Could the New York Mets and their endless financial resources be in the market for a Moose? They traded away JD Davis, Eduardo Escobar is no spring chicken, and Dan Vogelbach is something of a Moose-Lite-Junior, and taking back, say, the contract of catcher James McCann would maybe unlock their roster enough for them to make a big money run at free agent Willson Contreras. The Reds would have to eat a handful of millions to make that even begin to be palatable - that’s a theme you’ll run up against again and again while trying to virtually shop Moose - but with that team’s willingness to spend $300 million a year, you just never know.

The Reds could use some right-handed outfield help, in theory, though in theory admittedly bumps up against having anything about the 2023 Reds season actually matter. With only Stu Fairchild and Nick Senzel (and maybe Jose Barrero) as RH OF bats, a vet like AJ Pollock around wouldn’t be a terrible idea, plus it would give Pollock a chance to hit in a hitter’s park to maybe, maybe get one last contract in free agency after 2023. He’s owed $5 million in 2023 (assuming he picks up his player option with the White Sox), and Chicago posted only a collective 93 OPS+ against RHP last year, so maybe, maybe that’s a move on this kind of radar.

Could the Reds loop-in Jerry Dipoto and the Seattle Mariners again? I can’t really imagine why in the world they’d want Moose on top of Eugenio Suarez, Ty France, and Jesse Winker (assuming Winker gets more DH duties in 2023 after Carlos Santana hit free agency), but with Dipoto you simply never know. Surely they’re interested in dumping the early guaranteed money they gave to former 1st rounder Evan White that looks sunk at this point, and nobody could give White more of a chance to learn on the fly at the big league level than this Reds roster at the moment.
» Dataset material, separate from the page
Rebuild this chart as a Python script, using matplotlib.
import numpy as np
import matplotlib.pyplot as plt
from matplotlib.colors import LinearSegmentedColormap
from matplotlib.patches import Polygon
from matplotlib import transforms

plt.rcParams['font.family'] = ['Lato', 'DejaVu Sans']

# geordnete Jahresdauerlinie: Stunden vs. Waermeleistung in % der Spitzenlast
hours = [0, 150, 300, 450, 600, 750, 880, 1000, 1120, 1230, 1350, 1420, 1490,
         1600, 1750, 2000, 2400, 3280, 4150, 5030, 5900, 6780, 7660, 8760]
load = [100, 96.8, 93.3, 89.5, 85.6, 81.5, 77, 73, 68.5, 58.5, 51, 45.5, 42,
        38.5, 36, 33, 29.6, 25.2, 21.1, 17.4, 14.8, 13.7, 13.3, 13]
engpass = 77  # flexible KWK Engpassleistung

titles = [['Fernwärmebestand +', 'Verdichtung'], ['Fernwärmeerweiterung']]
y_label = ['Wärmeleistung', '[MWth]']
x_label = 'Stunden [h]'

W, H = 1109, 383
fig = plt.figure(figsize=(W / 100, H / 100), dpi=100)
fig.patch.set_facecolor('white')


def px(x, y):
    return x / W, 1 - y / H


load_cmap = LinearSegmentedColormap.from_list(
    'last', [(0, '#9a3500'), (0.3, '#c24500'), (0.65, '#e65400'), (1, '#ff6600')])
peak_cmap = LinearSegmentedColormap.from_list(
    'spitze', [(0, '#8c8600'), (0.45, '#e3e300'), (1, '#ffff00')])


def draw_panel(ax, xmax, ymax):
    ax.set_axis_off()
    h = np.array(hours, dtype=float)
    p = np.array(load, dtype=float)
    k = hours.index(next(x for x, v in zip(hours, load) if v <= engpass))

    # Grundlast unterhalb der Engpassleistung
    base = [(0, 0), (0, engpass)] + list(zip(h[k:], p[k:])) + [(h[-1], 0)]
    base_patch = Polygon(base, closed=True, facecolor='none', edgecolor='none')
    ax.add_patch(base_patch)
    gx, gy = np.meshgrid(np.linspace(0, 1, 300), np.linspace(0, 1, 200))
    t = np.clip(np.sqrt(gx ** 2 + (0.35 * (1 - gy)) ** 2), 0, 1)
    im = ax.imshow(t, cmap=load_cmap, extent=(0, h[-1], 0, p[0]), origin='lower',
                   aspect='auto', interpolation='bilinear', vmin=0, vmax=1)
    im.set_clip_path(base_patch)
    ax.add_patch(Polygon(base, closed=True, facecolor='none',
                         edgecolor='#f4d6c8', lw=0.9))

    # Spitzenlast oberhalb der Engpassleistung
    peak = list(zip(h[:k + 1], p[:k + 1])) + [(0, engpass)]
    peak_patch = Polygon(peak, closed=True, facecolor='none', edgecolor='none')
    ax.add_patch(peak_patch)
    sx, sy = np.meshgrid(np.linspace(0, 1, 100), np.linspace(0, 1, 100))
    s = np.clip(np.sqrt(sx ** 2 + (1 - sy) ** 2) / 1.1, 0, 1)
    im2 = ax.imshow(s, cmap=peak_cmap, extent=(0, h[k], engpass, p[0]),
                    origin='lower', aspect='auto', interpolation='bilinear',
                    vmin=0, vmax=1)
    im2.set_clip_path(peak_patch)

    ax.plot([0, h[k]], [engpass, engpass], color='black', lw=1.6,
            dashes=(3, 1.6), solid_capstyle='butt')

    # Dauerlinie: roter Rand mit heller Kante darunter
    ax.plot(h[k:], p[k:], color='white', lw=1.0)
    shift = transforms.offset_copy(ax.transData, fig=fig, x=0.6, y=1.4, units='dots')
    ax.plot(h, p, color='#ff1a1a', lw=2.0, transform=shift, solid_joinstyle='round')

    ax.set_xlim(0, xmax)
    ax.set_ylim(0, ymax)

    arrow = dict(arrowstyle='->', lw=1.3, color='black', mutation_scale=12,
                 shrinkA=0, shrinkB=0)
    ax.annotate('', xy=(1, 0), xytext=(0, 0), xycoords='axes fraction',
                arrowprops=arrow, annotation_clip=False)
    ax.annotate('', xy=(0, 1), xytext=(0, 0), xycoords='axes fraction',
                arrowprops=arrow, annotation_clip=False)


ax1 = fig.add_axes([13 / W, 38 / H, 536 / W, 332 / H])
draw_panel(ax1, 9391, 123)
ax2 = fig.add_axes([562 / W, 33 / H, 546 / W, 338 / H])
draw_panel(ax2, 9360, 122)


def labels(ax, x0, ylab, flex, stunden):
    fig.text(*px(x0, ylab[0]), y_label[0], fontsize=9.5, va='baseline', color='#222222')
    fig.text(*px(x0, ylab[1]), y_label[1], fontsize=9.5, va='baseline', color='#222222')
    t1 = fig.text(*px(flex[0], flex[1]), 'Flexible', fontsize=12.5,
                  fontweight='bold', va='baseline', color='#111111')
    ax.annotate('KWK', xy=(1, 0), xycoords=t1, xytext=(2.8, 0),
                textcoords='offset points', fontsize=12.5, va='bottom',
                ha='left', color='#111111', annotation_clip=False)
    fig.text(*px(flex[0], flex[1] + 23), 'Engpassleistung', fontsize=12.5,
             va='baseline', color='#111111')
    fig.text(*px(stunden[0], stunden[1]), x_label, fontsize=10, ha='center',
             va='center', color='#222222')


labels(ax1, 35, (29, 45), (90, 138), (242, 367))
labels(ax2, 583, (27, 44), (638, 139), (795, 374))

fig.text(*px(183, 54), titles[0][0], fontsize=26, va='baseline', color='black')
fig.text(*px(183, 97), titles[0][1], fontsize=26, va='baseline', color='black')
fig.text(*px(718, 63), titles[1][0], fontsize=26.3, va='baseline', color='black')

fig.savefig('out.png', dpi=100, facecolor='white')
The stretchiest of stretches gets us to the Washington Nationals, I think, and the disastrous contract that they doled out to lefty Patrick Corbin. That deal has two years and a hair under $60 million left on it, while the 33 year old lefty has pitched to a 6.05 ERA and 5.14 FIP combined over the last two seasons - two seasons in which he was actually healthy enough and on the mound enough to lead all of baseball in losses both years. This would be the lone deal on the planet in which the Reds would actually be getting money in return for a Moose deal, as Corbin’s got less value than Moose at the moment, and if there’s anything Bob Castellini loves, it’s getting money without caring about the product on the field. With the Reds in need of a Mike Minor replacement to eat innings while their young starting pitching matures, the idea of putting Corbin into the rotation for 30 starts of [insert whatever bad yet meaningless quality] does at least fit the mold of what the Reds are creating for 2023, and we know the Nationals already have been trying to unload Corbin in bad-contract swaps in the last year anyway.

It sounds icky, and it is. For the same reasons that the Reds thought they could fix Minor, and Wade Miley, and Sonny Gray, though, there’s at least a glimmer somewhere that says hey, Derek Johnson could work with this. Corbin is, after all, a guy who has twice received down-ballot Cy Young votes, and was good enough to earn that nine-figure contract in the first place.

The options beyond Corbin get very, very, very slim. Slim to the point where cutting Moose, eating the money, and following in the Shogo Akiyama transaction tree become more likely than not. Still, if you squint so tightly that a lone beam of light gets in, you can maybe see a route where the Reds could get something out of dealing Moose this winter, even if it comes with a whole different world of issues.

Squeezing out those extra bucks is Krall’s most difficult task of the offseason.